Ukrainian organization
Leontovych Music Society (Ukr: Музичне товариство ім. М.А. Леонтовича) was a Ukrainian community organization, active in 1921–1928. It was named for the memory of Mykola Leontovych, Ukrainian composer, who was killed by chekist 9 day before.

== Establishing ==
On February 1, 1921, a large group of cultural figures, professors, and students gathered at the Lysenko music school to commemorate 9 days after Mykola Leontovych's death, according to Christian ritual. The organizing committee included composers Kyrylo Stetsenko, Boris Lyatoshinsky, Mykhailo Verykivsky, Hryhoriy Veryovka art critics Klyment Kvitka, Dmytro Revutsky, Boleslav Yavorsky, theatre director Les Kurbas, poet Pavlo Tychyna and others.

In April 1921, an official permission was received. In the letter, addressed to Mykola Leontovych's father, the following aim of the society was presented:

The Presidium of the Committee of Memory of Mykola Leontovych, informing you about the establishment of the All-Ukrainian Committee of Memory of the Deceased, in order to honor his memory, publish his works and promote Ukrainian musical culture, expresses its heartfelt condolences on the death of your son and together with you bewails for one of the best sons of the Ukrainian people, and invites you to participate and work in the Committee as a member. Let the untimely death of Mykola Dmytrovych serve the cause of national culture revival and development

== Activities ==
In 1922, the artists held a broad action in Kyiv to commemorate the anniversary of the composer's death, held a public general meeting, organise over 60 concerts in Ukraine. After Mykola Leontovych one of Kyiv street was renamed.
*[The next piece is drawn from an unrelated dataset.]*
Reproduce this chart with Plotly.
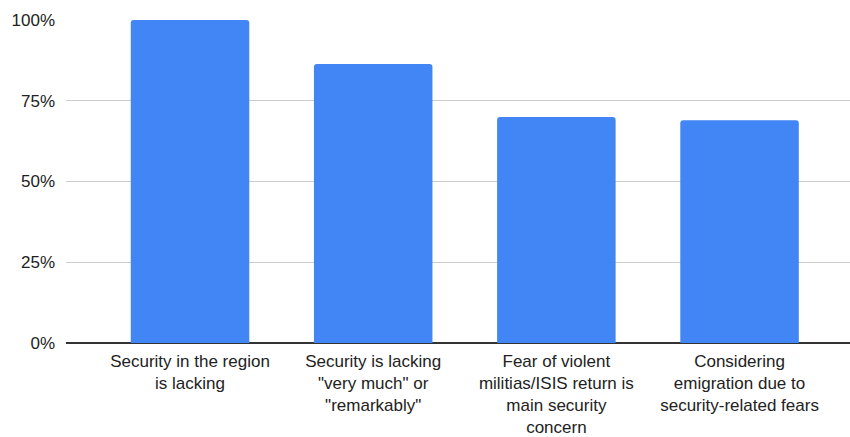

In 1923 The magazine "Music" was founded as a publication of the Leontovych Music Society. Ukrainian music encyclopedy (2011). Vol. 3. P. 522. From 1923 to January 1928 (that is, until the last month of the Society's existence) Kyiv (singles in Kharkiv and Odesa) hosted the Galician Music Evenings, which featured works by Stanislav Lyudkevych, Vasyl Barvinsky, Ostap Nyzhankivsky, Filaret Kolessa, Denis Sichinsky; evenings in memory of Ivan Franko, meetings with Filaret Kolessa and Vasyl Barvinsky are held.

In the spring of 1927 the Society registered 1,014 musical organizations in Ukraine; peasant choirs – 347, workers' – 211, school – 367, workers' and peasants' orchestras – 82, professional choirs – 7. It is noticeable that most choirs, including bandura choirs, were named after Leontovich or Lysenko, which testified to the authority of these artists in the masses.

== Liquidation ==
At the beginning of 1926, a group of composers from the Kharkiv branch accused the Society of pursuing the Ukrainian nationalist line and deviating from the tasks of revolutionary proletarian art. They created the Association of Revolutionary Composers of Ukraine – ARCU, which, unlike the Association of Contemporary Music, should, in their opinion, completely replace the Society.

On October 3, 1926, the presidium of the Society was transferred to Kharkiv, under the "watchful eye" of the People's Commissariat. During this year, not a single issue of the magazine "Music" was published. And in February 1928, after subjecting the Society's activities to devastating criticism at the governmental level, it was liquidated. The All-Ukrainian Society of Revolutionary Musicians was established instead.